You should also take a close look at your makeup product labels and only keeping products that are non-comedogenic, recommends Vergara-Wijangco. In addition to this, she says to wear makeup that won't occlude your skin. "That might include options like a powder sunscreen, an oil-free primer or a lightweight foundation."
5. apply sunscreen religiously
No matter the forecast, you should always take the time to apply SPF before heading outdoors. It's skincare 101.
"UV rays break down collagen and lead to premature aging so it's my number one priority when choosing an appropriate sunscreen," says Burns.
But it can be difficult to know which one to use. Physical or chemical?
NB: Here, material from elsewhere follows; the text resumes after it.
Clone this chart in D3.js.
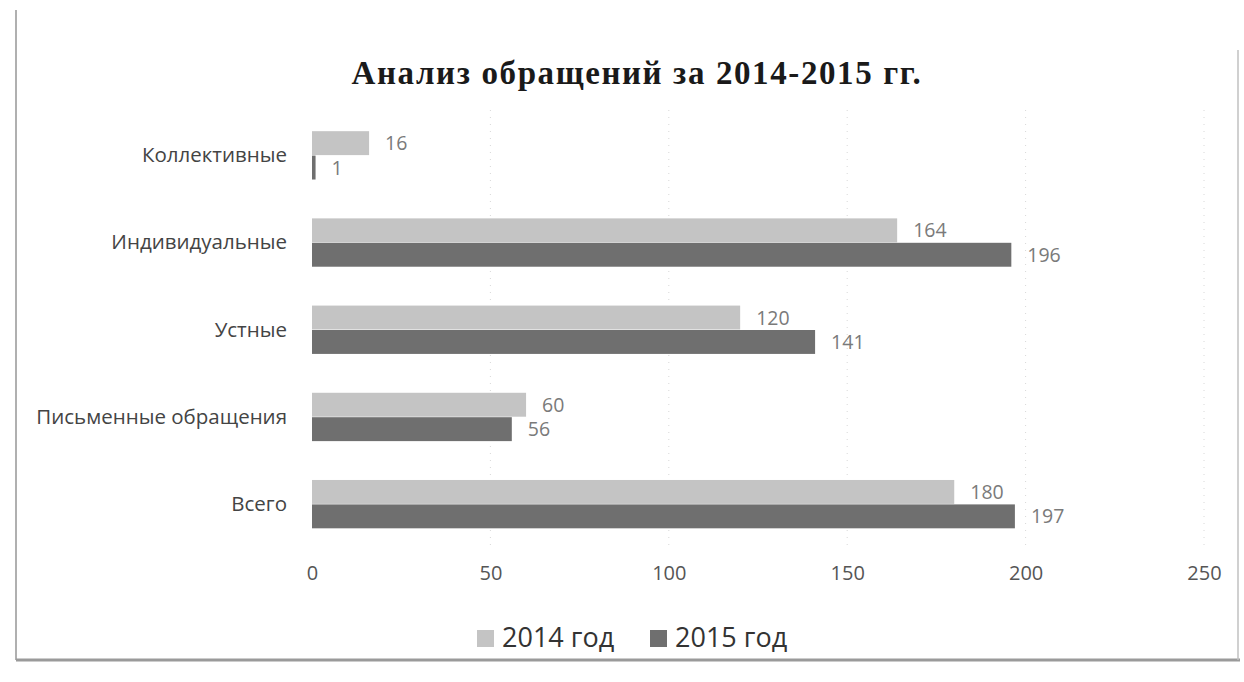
<!DOCTYPE html>
<html>
<head>
<meta charset="utf-8">
<script src="https://cdn.jsdelivr.net/npm/d3@7"></script>
<style>
  body { margin: 0; background: #fff; }
  svg { display: block; }
</style>
</head>
<body>
<svg id="chart"></svg>
<script>
// Data (top to bottom as in the picture)
const categories = ['Коллективные', 'Индивидуальные', 'Устные', 'Письменные обращения', 'Всего'];
const values2014 = [16, 164, 120, 60, 180];
const values2015 = [1, 196, 141, 56, 197];
const seriesNames = ['2014 год', '2015 год'];
const xTicks = [0, 50, 100, 150, 200, 250];

const width = 1244;
const height = 682;
const svg = d3.select('#chart').attr('width', width).attr('height', height);

// Edges of the scanned sheet (left, bottom, right; no top edge visible)
const frame = svg.append('g').attr('fill', 'none');
frame.append('line').attr('x1', 16).attr('y1', 10).attr('x2', 16).attr('y2', 660)
  .attr('stroke', '#b0b0b0').attr('stroke-width', 2);
frame.append('line').attr('x1', 16).attr('y1', 660).attr('x2', 1240).attr('y2', 660)
  .attr('stroke', '#9a9a9a').attr('stroke-width', 3);
frame.append('line').attr('x1', 1238).attr('y1', 50).attr('x2', 1238).attr('y2', 660)
  .attr('stroke', '#c0c0c0').attr('stroke-width', 1.5);

// Title
svg.append('text')
  .attr('x', 637).attr('y', 84)
  .attr('text-anchor', 'middle')
  .attr('font-family', '"Liberation Serif", serif')
  .attr('font-weight', 'bold')
  .attr('font-size', 33)
  .attr('letter-spacing', 1.6)
  .attr('fill', '#1a1a1a')
  .text('Анализ обращений за 2014-2015 гг.');

// Scales
const x = d3.scaleLinear().domain([0, 250]).range([312, 1204]);
const y = d3.scaleBand().domain(categories).range([112, 548]).paddingInner(0.44).paddingOuter(0.22);
const ySub = d3.scaleBand().domain(seriesNames).range([0, y.bandwidth()]);
const colors = d3.scaleOrdinal().domain(seriesNames).range(['#c4c4c4', '#6f6f6f']);

// Faint dotted gridlines
svg.append('g')
  .selectAll('line')
  .data(xTicks.slice(1))
  .join('line')
  .attr('x1', d => x(d)).attr('x2', d => x(d))
  .attr('y1', 110).attr('y2', 548)
  .attr('stroke', '#d8d8d8')
  .attr('stroke-dasharray', '1,6');

// Bars
const rows = categories.map((c, i) => ({ cat: c, vals: [values2014[i], values2015[i]] }));
const groups = svg.append('g')
  .selectAll('g')
  .data(rows)
  .join('g')
  .attr('transform', d => `translate(0,${y(d.cat)})`);

groups.selectAll('rect')
  .data(d => d.vals.map((v, j) => ({ s: seriesNames[j], v })))
  .join('rect')
  .attr('x', x(0))
  .attr('y', d => ySub(d.s))
  .attr('width', d => Math.max(x(d.v) - x(0), 2))
  .attr('height', ySub.bandwidth() - 0.5)
  .attr('fill', d => colors(d.s));

// Value labels
groups.selectAll('text')
  .data(d => d.vals.map((v, j) => ({ s: seriesNames[j], v })))
  .join('text')
  .attr('x', d => x(d.v) + 16)
  .attr('y', d => ySub(d.s) + ySub.bandwidth() / 2)
  .attr('dy', '0.35em')
  .attr('font-family', '"Open Sans", sans-serif')
  .attr('font-size', 19.5)
  .attr('fill', '#7a7a7a')
  .text(d => d.v);

// Category axis
const yAxis = svg.append('g')
  .attr('transform', `translate(${x(0)},0)`)
  .call(d3.axisLeft(y).tickSize(0).tickPadding(25));
yAxis.select('.domain').remove();
yAxis.selectAll('text')
  .attr('font-family', '"Open Sans", sans-serif')
  .attr('font-size', 20.5)
  .attr('fill', '#444');

// Value axis
const xAxis = svg.append('g')
  .attr('transform', 'translate(0,558)')
  .call(d3.axisBottom(x).tickValues(xTicks).tickSize(0).tickPadding(8));
xAxis.select('.domain').remove();
xAxis.selectAll('text')
  .attr('font-family', '"Open Sans", sans-serif')
  .attr('font-size', 20)
  .attr('fill', '#555');

// Legend
const legend = svg.append('g').attr('transform', 'translate(477,638)');
const legendX = [0, 173];
seriesNames.forEach((s, i) => {
  const g = legend.append('g').attr('transform', `translate(${legendX[i]},0)`);
  g.append('rect')
    .attr('x', 0).attr('y', -8)
    .attr('width', 17).attr('height', 17)
    .attr('fill', colors(s));
  g.append('text')
    .attr('x', 25).attr('y', 0)
    .attr('dy', '0.35em')
    .attr('font-family', '"Open Sans", sans-serif')
    .attr('font-size', 27)
    .attr('fill', '#333')
    .text(s);
});
</script>
</body>
</html>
SPF 50 or SPF 30? For this, take a tip from the derms: Kollipara likes a SPF 50 or higher physical sunscreen with zinc and titanium, like ISDIN's Eryfotona Actinica.
Meanwhile, Burns uses an SPF-30 water-resistant sunscreen, which blocks 97 percent of the UVB rays. With so many different sunscreens available, the goal is to find what works for you. Burns' sunscreen is ideal for her lifestyle since it ensures she remains protected if she sweats due to the heat or working out.
6. They avoid direct sun exposure
You don't have to miss out on summer fun entirely – just ideally during peak sunlight hours (typically between 10 a.m. to 2 p.m.) Chacon recommends going outdoors after sunset or before sunrise or taking outdoor activities inside whenever possible.
We get it, though: it can be difficult to avoid the sun all summer long. This is where additional sun protection comes in. Think sun-protective clothing, wide-brim hats and sunglasses in the sun.
"We don't expect you to wear a long-sleeve shirt every single moment you're on the beach, but be mindful to expose as little of your body as possible to direct sunlight," says Vergara-Wijangco. "That might mean sitting underneath an umbrella, wearing an extra-large hat or avoiding the midday sun."
After the hibernation that was winter, it's time to slough away those dead skin cells. You can start slow by simply incorporating "more exfoliation" into your skin-care routine. "That doesn't mean a daily dose of all your favorite acids, but try slowly increasing the amount of days you exfoliate per week," says Vergara-Wijangco.